[Set task]
Please transcribe the data that follows without the pictures, keeping every word the same.

============

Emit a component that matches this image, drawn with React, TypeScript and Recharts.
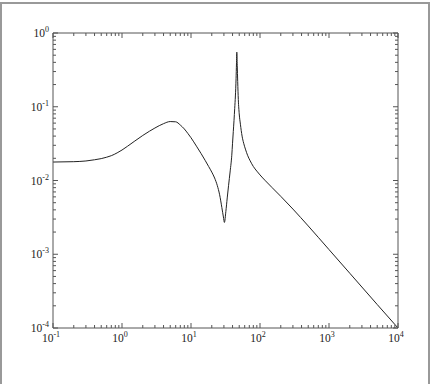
import { LineChart, Line, XAxis, YAxis } from 'recharts'

// frequência (eixo x, log) e amplitude da resposta (eixo y, log)
const freq = [
  0.1, 0.2, 0.3, 0.4, 0.5, 0.6, 0.7, 0.85, 1, 1.2, 1.5, 2, 2.5, 3, 4, 5, 6, 7, 8,
  9, 10, 12, 14, 16, 18, 20, 22, 24, 26, 28, 29.5, 30.5, 32, 33.5, 35, 37, 39, 40,
  41, 42, 43, 44, 45, 45.6, 46.1, 46.8, 47.5, 48.5, 50, 52, 55, 58, 62, 66, 72,
  80, 90, 100, 120, 150, 200, 300, 500, 1000, 2000, 5000, 10000,
]
const amplitude = [
  0.0178, 0.018, 0.0184, 0.0191, 0.0198, 0.0207, 0.0217, 0.0237, 0.0259, 0.0291,
  0.0338, 0.0408, 0.0466, 0.0515, 0.059, 0.063, 0.0625, 0.0565, 0.05, 0.0435,
  0.038, 0.0292, 0.0232, 0.0188, 0.0155, 0.013, 0.0108, 0.0086, 0.0064, 0.0043,
  0.0032, 0.0027, 0.0038, 0.0058, 0.0085, 0.0135, 0.022, 0.032, 0.046, 0.065,
  0.095, 0.14, 0.24, 0.38, 0.55, 0.36, 0.22, 0.125, 0.08, 0.058, 0.04, 0.032,
  0.026, 0.022, 0.0185, 0.0155, 0.0134, 0.0119, 0.0099, 0.008, 0.0061, 0.0041,
  0.00242, 0.001157, 0.000553, 0.000208, 0.0001,
]

const xMajorTicks = [0.1, 1, 10, 100, 1000, 10000]
const yMajorTicks = [0.0001, 0.001, 0.01, 0.1, 1]

const data = freq.map((f, i) => ({ f, a: amplitude[i] }))

// ticks menores 2..9 em cada década
const withMinor = (majors: number[]) => {
  const out: number[] = []
  majors.forEach((m, i) => {
    out.push(m)
    if (i < majors.length - 1) for (let k = 2; k <= 9; k++) out.push(+(m * k).toPrecision(6))
  })
  return out
}
const xTicks = withMinor(xMajorTicks)
const yTicks = withMinor(yMajorTicks)

const isMajor = (v: number) => Math.abs(Math.log10(v) - Math.round(Math.log10(v))) < 1e-6
const AXIS = '#555'
const FONT = 'Liberation Serif, Times New Roman, serif'

function Pow({ x, y, v, anchor }: { x: number; y: number; v: number; anchor: 'middle' | 'end' }) {
  const e = Math.round(Math.log10(v))
  return (
    <text x={x} y={y} textAnchor={anchor} style={{ fontFamily: FONT, fontSize: 11.5 }} fill="#222">
      10<tspan dy={-5} style={{ fontSize: 8 }}>{e}</tspan>
    </text>
  )
}

type TickProps = { x?: number; y?: number; payload?: { value: number } }

function BottomTick({ x = 0, y = 0, payload }: TickProps) {
  const v = payload?.value ?? 1
  const major = isMajor(v)
  return (
    <g>
      <line x1={x} x2={x} y1={y} y2={y - (major ? 5 : 3)} stroke={AXIS} />
      {major && <Pow x={x - 2} y={y + 14} v={v} anchor="middle" />}
    </g>
  )
}

function TopTick({ x = 0, y = 0, payload }: TickProps) {
  const major = isMajor(payload?.value ?? 1)
  return <line x1={x} x2={x} y1={y} y2={y + (major ? 5 : 3)} stroke={AXIS} />
}

function LeftTick({ x = 0, y = 0, payload }: TickProps) {
  const v = payload?.value ?? 1
  const major = isMajor(v)
  return (
    <g>
      <line x1={x} x2={x + (major ? 5 : 3)} y1={y} y2={y} stroke={AXIS} />
      {major && <Pow x={x - 4} y={y + 4} v={v} anchor="end" />}
    </g>
  )
}

function RightTick({ x = 0, y = 0, payload }: TickProps) {
  const major = isMajor(payload?.value ?? 1)
  return <line x1={x} x2={x - (major ? 5 : 3)} y1={y} y2={y} stroke={AXIS} />
}

export default function App() {
  return (
    <div style={{ position: 'fixed', left: 0, top: 0, width: 432, height: 384, background: '#fff', overflow: 'hidden' }}>
      <div
        style={{
          position: 'absolute', left: 0, top: 2, width: 426, height: 400,
          border: '2px solid #999',
        }}
      />
      <LineChart
        width={432}
        height={384}
        data={data}
        margin={{ top: 23, right: 24, bottom: 36, left: 23 }}
        style={{ position: 'absolute', left: 0, top: 0 }}
      >
        <XAxis
          xAxisId="bottom" dataKey="f" type="number" scale="log" domain={[0.1, 10000]}
          allowDataOverflow ticks={xTicks} interval={0} height={20}
          tickSize={0} tickMargin={0} tick={<BottomTick />} axisLine={{ stroke: AXIS }}
        />
        <XAxis
          xAxisId="top" orientation="top" dataKey="f" type="number" scale="log" domain={[0.1, 10000]}
          allowDataOverflow ticks={xTicks} interval={0} height={10}
          tickSize={0} tickMargin={0} tick={<TopTick />} axisLine={{ stroke: AXIS }}
        />
        <YAxis
          yAxisId="left" type="number" scale="log" domain={[0.0001, 1]}
          allowDataOverflow ticks={yTicks} interval={0} width={30}
          tickSize={0} tickMargin={0} tick={<LeftTick />} axisLine={{ stroke: AXIS }}
        />
        <YAxis
          yAxisId="right" orientation="right" type="number" scale="log" domain={[0.0001, 1]}
          allowDataOverflow ticks={yTicks} interval={0} width={10}
          tickSize={0} tickMargin={0} tick={<RightTick />} axisLine={{ stroke: AXIS }}
        />
        <Line
          xAxisId="bottom" yAxisId="left" dataKey="a" type="monotone"
          stroke="#222" strokeWidth={1} dot={false} isAnimationActive={false}
        />
      </LineChart>
    </div>
  )
}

============

[Response for this exercise]
Emit a component that matches this image, drawn with React, TypeScript and Recharts.
import { LineChart, Line, XAxis, YAxis } from 'recharts'

// frequência (eixo x, log) e amplitude da resposta (eixo y, log)
const freq = [
  0.1, 0.2, 0.3, 0.4, 0.5, 0.6, 0.7, 0.85, 1, 1.2, 1.5, 2, 2.5, 3, 4, 5, 6, 7, 8,
  9, 10, 12, 14, 16, 18, 20, 22, 24, 26, 28, 29.5, 30.5, 32, 33.5, 35, 37, 39, 40,
  41, 42, 43, 44, 45, 45.6, 46.1, 46.8, 47.5, 48.5, 50, 52, 55, 58, 62, 66, 72,
  80, 90, 100, 120, 150, 200, 300, 500, 1000, 2000, 5000, 10000,
]
const amplitude = [
  0.0178, 0.018, 0.0184, 0.0191, 0.0198, 0.0207, 0.0217, 0.0237, 0.0259, 0.0291,
  0.0338, 0.0408, 0.0466, 0.0515, 0.059, 0.063, 0.0625, 0.0565, 0.05, 0.0435,
  0.038, 0.0292, 0.0232, 0.0188, 0.0155, 0.013, 0.0108, 0.0086, 0.0064, 0.0043,
  0.0032, 0.0027, 0.0038, 0.0058, 0.0085, 0.0135, 0.022, 0.032, 0.046, 0.065,
  0.095, 0.14, 0.24, 0.38, 0.55, 0.36, 0.22, 0.125, 0.08, 0.058, 0.04, 0.032,
  0.026, 0.022, 0.0185, 0.0155, 0.0134, 0.0119, 0.0099, 0.008, 0.0061, 0.0041,
  0.00242, 0.001157, 0.000553, 0.000208, 0.0001,
]

const xMajorTicks = [0.1, 1, 10, 100, 1000, 10000]
const yMajorTicks = [0.0001, 0.001, 0.01, 0.1, 1]

const data = freq.map((f, i) => ({ f, a: amplitude[i] }))

// ticks menores 2..9 em cada década
const withMinor = (majors: number[]) => {
  const out: number[] = []
  majors.forEach((m, i) => {
    out.push(m)
    if (i < majors.length - 1) for (let k = 2; k <= 9; k++) out.push(+(m * k).toPrecision(6))
  })
  return out
}
const xTicks = withMinor(xMajorTicks)
const yTicks = withMinor(yMajorTicks)

const isMajor = (v: number) => Math.abs(Math.log10(v) - Math.round(Math.log10(v))) < 1e-6
const AXIS = '#555'
const FONT = 'Liberation Serif, Times New Roman, serif'

function Pow({ x, y, v, anchor }: { x: number; y: number; v: number; anchor: 'middle' | 'end' }) {
  const e = Math.round(Math.log10(v))
  return (
    <text x={x} y={y} textAnchor={anchor} style={{ fontFamily: FONT, fontSize: 11.5 }} fill="#222">
      10<tspan dy={-5} style={{ fontSize: 8 }}>{e}</tspan>
    </text>
  )
}

type TickProps = { x?: number; y?: number; payload?: { value: number } }

function BottomTick({ x = 0, y = 0, payload }: TickProps) {
  const v = payload?.value ?? 1
  const major = isMajor(v)
  return (
    <g>
      <line x1={x} x2={x} y1={y} y2={y - (major ? 5 : 3)} stroke={AXIS} />
      {major && <Pow x={x - 2} y={y + 14} v={v} anchor="middle" />}
    </g>
  )
}

function TopTick({ x = 0, y = 0, payload }: TickProps) {
  const major = isMajor(payload?.value ?? 1)
  return <line x1={x} x2={x} y1={y} y2={y + (major ? 5 : 3)} stroke={AXIS} />
}

function LeftTick({ x = 0, y = 0, payload }: TickProps) {
  const v = payload?.value ?? 1
  const major = isMajor(v)
  return (
    <g>
      <line x1={x} x2={x + (major ? 5 : 3)} y1={y} y2={y} stroke={AXIS} />
      {major && <Pow x={x - 4} y={y + 4} v={v} anchor="end" />}
    </g>
  )
}

function RightTick({ x = 0, y = 0, payload }: TickProps) {
  const major = isMajor(payload?.value ?? 1)
  return <line x1={x} x2={x - (major ? 5 : 3)} y1={y} y2={y} stroke={AXIS} />
}

export default function App() {
  return (
    <div style={{ position: 'fixed', left: 0, top: 0, width: 432, height: 384, background: '#fff', overflow: 'hidden' }}>
      <div
        style={{
          position: 'absolute', left: 0, top: 2, width: 426, height: 400,
          border: '2px solid #999',
        }}
      />
      <LineChart
        width={432}
        height={384}
        data={data}
        margin={{ top: 23, right: 24, bottom: 36, left: 23 }}
        style={{ position: 'absolute', left: 0, top: 0 }}
      >
        <XAxis
          xAxisId="bottom" dataKey="f" type="number" scale="log" domain={[0.1, 10000]}
          allowDataOverflow ticks={xTicks} interval={0} height={20}
          tickSize={0} tickMargin={0} tick={<BottomTick />} axisLine={{ stroke: AXIS }}
        />
        <XAxis
          xAxisId="top" orientation="top" dataKey="f" type="number" scale="log" domain={[0.1, 10000]}
          allowDataOverflow ticks={xTicks} interval={0} height={10}
          tickSize={0} tickMargin={0} tick={<TopTick />} axisLine={{ stroke: AXIS }}
        />
        <YAxis
          yAxisId="left" type="number" scale="log" domain={[0.0001, 1]}
          allowDataOverflow ticks={yTicks} interval={0} width={30}
          tickSize={0} tickMargin={0} tick={<LeftTick />} axisLine={{ stroke: AXIS }}
        />
        <YAxis
          yAxisId="right" orientation="right" type="number" scale="log" domain={[0.0001, 1]}
          allowDataOverflow ticks={yTicks} interval={0} width={10}
          tickSize={0} tickMargin={0} tick={<RightTick />} axisLine={{ stroke: AXIS }}
        />
        <Line
          xAxisId="bottom" yAxisId="left" dataKey="a" type="monotone"
          stroke="#222" strokeWidth={1} dot={false} isAnimationActive={false}
        />
      </LineChart>
    </div>
  )
}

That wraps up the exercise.